* **Saved entries**:
=====
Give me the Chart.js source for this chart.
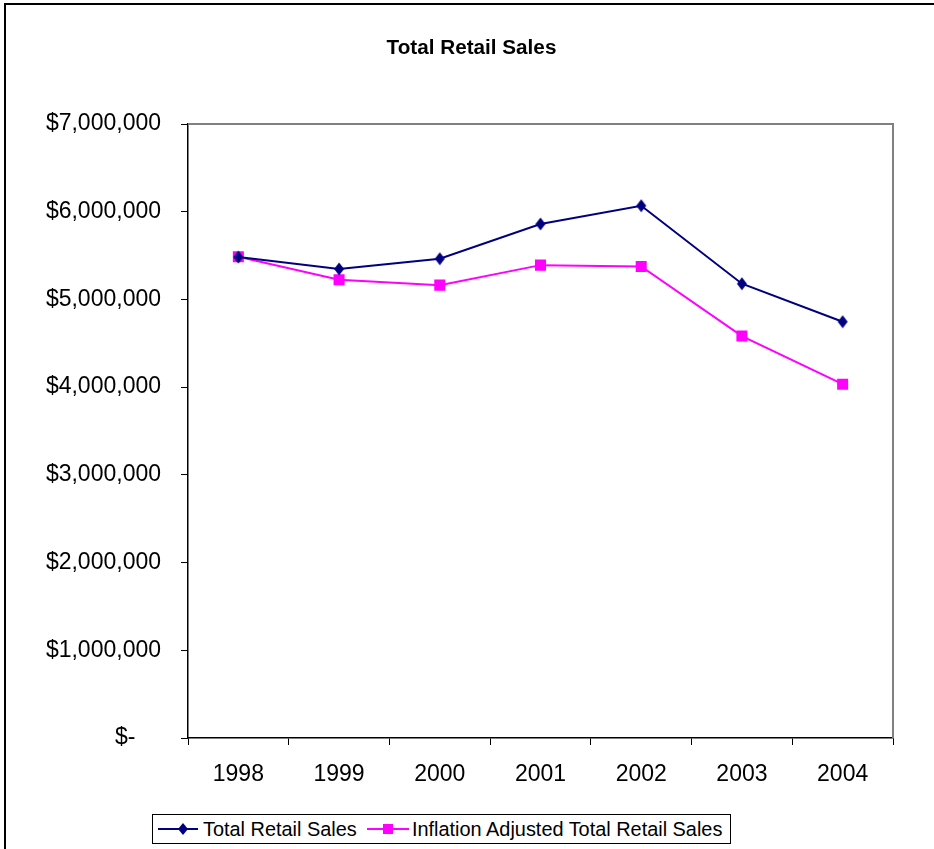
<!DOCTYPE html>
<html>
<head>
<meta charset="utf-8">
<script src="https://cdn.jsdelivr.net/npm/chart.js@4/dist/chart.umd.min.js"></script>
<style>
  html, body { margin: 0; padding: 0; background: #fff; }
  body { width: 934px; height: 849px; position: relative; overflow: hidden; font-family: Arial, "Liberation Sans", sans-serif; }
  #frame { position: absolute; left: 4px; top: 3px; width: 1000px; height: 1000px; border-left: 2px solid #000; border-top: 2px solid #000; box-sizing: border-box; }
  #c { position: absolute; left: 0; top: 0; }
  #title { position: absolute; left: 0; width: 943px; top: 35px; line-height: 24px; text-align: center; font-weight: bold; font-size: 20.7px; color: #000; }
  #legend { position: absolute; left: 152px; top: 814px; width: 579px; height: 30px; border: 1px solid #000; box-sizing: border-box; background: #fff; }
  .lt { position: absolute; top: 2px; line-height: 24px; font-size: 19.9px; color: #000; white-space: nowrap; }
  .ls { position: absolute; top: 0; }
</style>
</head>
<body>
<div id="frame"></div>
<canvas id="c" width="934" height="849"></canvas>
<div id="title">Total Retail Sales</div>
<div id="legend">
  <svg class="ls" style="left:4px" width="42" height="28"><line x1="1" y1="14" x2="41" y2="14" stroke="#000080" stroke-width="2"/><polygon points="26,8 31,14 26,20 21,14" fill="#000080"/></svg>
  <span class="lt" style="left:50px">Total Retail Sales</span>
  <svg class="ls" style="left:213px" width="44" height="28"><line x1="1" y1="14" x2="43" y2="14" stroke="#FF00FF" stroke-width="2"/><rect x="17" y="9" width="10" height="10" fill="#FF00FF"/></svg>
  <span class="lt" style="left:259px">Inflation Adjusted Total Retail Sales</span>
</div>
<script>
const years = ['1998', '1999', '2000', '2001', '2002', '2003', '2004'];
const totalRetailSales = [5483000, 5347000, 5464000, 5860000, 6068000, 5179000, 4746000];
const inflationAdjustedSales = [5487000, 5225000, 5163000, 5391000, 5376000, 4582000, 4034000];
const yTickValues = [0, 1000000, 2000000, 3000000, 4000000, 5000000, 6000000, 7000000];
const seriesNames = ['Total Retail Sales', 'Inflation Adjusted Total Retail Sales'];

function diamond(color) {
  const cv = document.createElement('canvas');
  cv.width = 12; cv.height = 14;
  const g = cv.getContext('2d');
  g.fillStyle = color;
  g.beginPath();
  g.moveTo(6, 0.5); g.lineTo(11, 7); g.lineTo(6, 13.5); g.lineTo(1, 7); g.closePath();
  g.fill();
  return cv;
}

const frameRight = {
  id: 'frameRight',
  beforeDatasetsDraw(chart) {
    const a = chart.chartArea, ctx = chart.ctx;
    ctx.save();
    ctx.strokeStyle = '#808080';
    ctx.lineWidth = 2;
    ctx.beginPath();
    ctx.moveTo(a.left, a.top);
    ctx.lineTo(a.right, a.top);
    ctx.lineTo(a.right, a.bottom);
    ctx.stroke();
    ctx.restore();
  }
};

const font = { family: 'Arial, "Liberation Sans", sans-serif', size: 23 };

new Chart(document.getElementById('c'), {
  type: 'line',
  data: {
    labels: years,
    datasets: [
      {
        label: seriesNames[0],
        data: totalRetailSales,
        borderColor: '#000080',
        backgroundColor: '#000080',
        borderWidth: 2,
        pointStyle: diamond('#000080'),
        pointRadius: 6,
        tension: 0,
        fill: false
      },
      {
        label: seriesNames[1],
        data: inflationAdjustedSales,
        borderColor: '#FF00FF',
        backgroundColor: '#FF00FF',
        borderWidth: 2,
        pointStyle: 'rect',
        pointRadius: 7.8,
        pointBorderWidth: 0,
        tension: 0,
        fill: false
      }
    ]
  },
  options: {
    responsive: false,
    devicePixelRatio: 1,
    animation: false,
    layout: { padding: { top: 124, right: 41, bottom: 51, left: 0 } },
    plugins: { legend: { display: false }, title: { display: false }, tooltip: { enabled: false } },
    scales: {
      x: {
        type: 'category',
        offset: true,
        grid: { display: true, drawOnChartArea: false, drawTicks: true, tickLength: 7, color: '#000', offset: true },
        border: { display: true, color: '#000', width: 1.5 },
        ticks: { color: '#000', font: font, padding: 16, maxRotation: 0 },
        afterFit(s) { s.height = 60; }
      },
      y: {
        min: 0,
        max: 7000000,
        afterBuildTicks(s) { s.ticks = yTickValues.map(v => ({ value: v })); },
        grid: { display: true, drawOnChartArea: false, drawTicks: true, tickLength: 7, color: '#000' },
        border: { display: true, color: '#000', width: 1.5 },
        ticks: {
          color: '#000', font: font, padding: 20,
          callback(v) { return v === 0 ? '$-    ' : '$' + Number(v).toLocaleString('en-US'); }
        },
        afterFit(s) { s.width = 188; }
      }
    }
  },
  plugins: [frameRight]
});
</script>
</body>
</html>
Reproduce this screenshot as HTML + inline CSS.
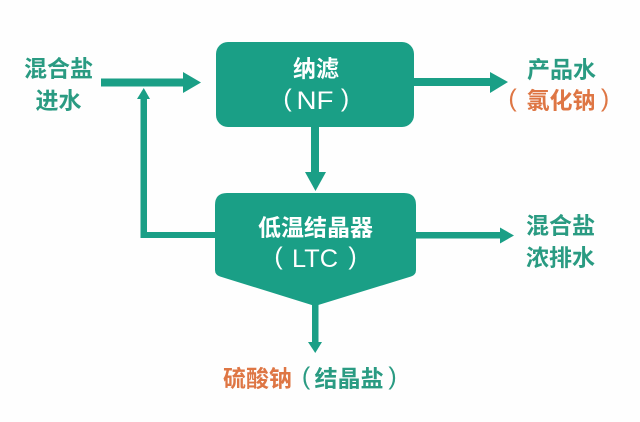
=====
* **THE TASK**: Using the material above, set down every line exactly, but skip the pictures.

* **EXPECTED ANSWER**:
Give me the Chart.js source for this chart.
<!DOCTYPE html>
<html>
<head>
<meta charset="utf-8">
<script src="https://cdn.jsdelivr.net/npm/chart.js@4/dist/chart.umd.min.js"></script>
<style>
  html, body { margin: 0; padding: 0; background: #fff; }
  body { width: 934px; height: 849px; position: relative; overflow: hidden; font-family: Arial, "Liberation Sans", sans-serif; }
  #frame { position: absolute; left: 4px; top: 3px; width: 1000px; height: 1000px; border-left: 2px solid #000; border-top: 2px solid #000; box-sizing: border-box; }
  #c { position: absolute; left: 0; top: 0; }
  #title { position: absolute; left: 0; width: 943px; top: 35px; line-height: 24px; text-align: center; font-weight: bold; font-size: 20.7px; color: #000; }
  #legend { position: absolute; left: 152px; top: 814px; width: 579px; height: 30px; border: 1px solid #000; box-sizing: border-box; background: #fff; }
  .lt { position: absolute; top: 2px; line-height: 24px; font-size: 19.9px; color: #000; white-space: nowrap; }
  .ls { position: absolute; top: 0; }
</style>
</head>
<body>
<div id="frame"></div>
<canvas id="c" width="934" height="849"></canvas>
<div id="title">Total Retail Sales</div>
<div id="legend">
  <svg class="ls" style="left:4px" width="42" height="28"><line x1="1" y1="14" x2="41" y2="14" stroke="#000080" stroke-width="2"/><polygon points="26,8 31,14 26,20 21,14" fill="#000080"/></svg>
  <span class="lt" style="left:50px">Total Retail Sales</span>
  <svg class="ls" style="left:213px" width="44" height="28"><line x1="1" y1="14" x2="43" y2="14" stroke="#FF00FF" stroke-width="2"/><rect x="17" y="9" width="10" height="10" fill="#FF00FF"/></svg>
  <span class="lt" style="left:259px">Inflation Adjusted Total Retail Sales</span>
</div>
<script>
const years = ['1998', '1999', '2000', '2001', '2002', '2003', '2004'];
const totalRetailSales = [5483000, 5347000, 5464000, 5860000, 6068000, 5179000, 4746000];
const inflationAdjustedSales = [5487000, 5225000, 5163000, 5391000, 5376000, 4582000, 4034000];
const yTickValues = [0, 1000000, 2000000, 3000000, 4000000, 5000000, 6000000, 7000000];
const seriesNames = ['Total Retail Sales', 'Inflation Adjusted Total Retail Sales'];

function diamond(color) {
  const cv = document.createElement('canvas');
  cv.width = 12; cv.height = 14;
  const g = cv.getContext('2d');
  g.fillStyle = color;
  g.beginPath();
  g.moveTo(6, 0.5); g.lineTo(11, 7); g.lineTo(6, 13.5); g.lineTo(1, 7); g.closePath();
  g.fill();
  return cv;
}

const frameRight = {
  id: 'frameRight',
  beforeDatasetsDraw(chart) {
    const a = chart.chartArea, ctx = chart.ctx;
    ctx.save();
    ctx.strokeStyle = '#808080';
    ctx.lineWidth = 2;
    ctx.beginPath();
    ctx.moveTo(a.left, a.top);
    ctx.lineTo(a.right, a.top);
    ctx.lineTo(a.right, a.bottom);
    ctx.stroke();
    ctx.restore();
  }
};

const font = { family: 'Arial, "Liberation Sans", sans-serif', size: 23 };

new Chart(document.getElementById('c'), {
  type: 'line',
  data: {
    labels: years,
    datasets: [
      {
        label: seriesNames[0],
        data: totalRetailSales,
        borderColor: '#000080',
        backgroundColor: '#000080',
        borderWidth: 2,
        pointStyle: diamond('#000080'),
        pointRadius: 6,
        tension: 0,
        fill: false
      },
      {
        label: seriesNames[1],
        data: inflationAdjustedSales,
        borderColor: '#FF00FF',
        backgroundColor: '#FF00FF',
        borderWidth: 2,
        pointStyle: 'rect',
        pointRadius: 7.8,
        pointBorderWidth: 0,
        tension: 0,
        fill: false
      }
    ]
  },
  options: {
    responsive: false,
    devicePixelRatio: 1,
    animation: false,
    layout: { padding: { top: 124, right: 41, bottom: 51, left: 0 } },
    plugins: { legend: { display: false }, title: { display: false }, tooltip: { enabled: false } },
    scales: {
      x: {
        type: 'category',
        offset: true,
        grid: { display: true, drawOnChartArea: false, drawTicks: true, tickLength: 7, color: '#000', offset: true },
        border: { display: true, color: '#000', width: 1.5 },
        ticks: { color: '#000', font: font, padding: 16, maxRotation: 0 },
        afterFit(s) { s.height = 60; }
      },
      y: {
        min: 0,
        max: 7000000,
        afterBuildTicks(s) { s.ticks = yTickValues.map(v => ({ value: v })); },
        grid: { display: true, drawOnChartArea: false, drawTicks: true, tickLength: 7, color: '#000' },
        border: { display: true, color: '#000', width: 1.5 },
        ticks: {
          color: '#000', font: font, padding: 20,
          callback(v) { return v === 0 ? '$-    ' : '$' + Number(v).toLocaleString('en-US'); }
        },
        afterFit(s) { s.width = 188; }
      }
    }
  },
  plugins: [frameRight]
});
</script>
</body>
</html>
Reproduce this screenshot as HTML + inline CSS.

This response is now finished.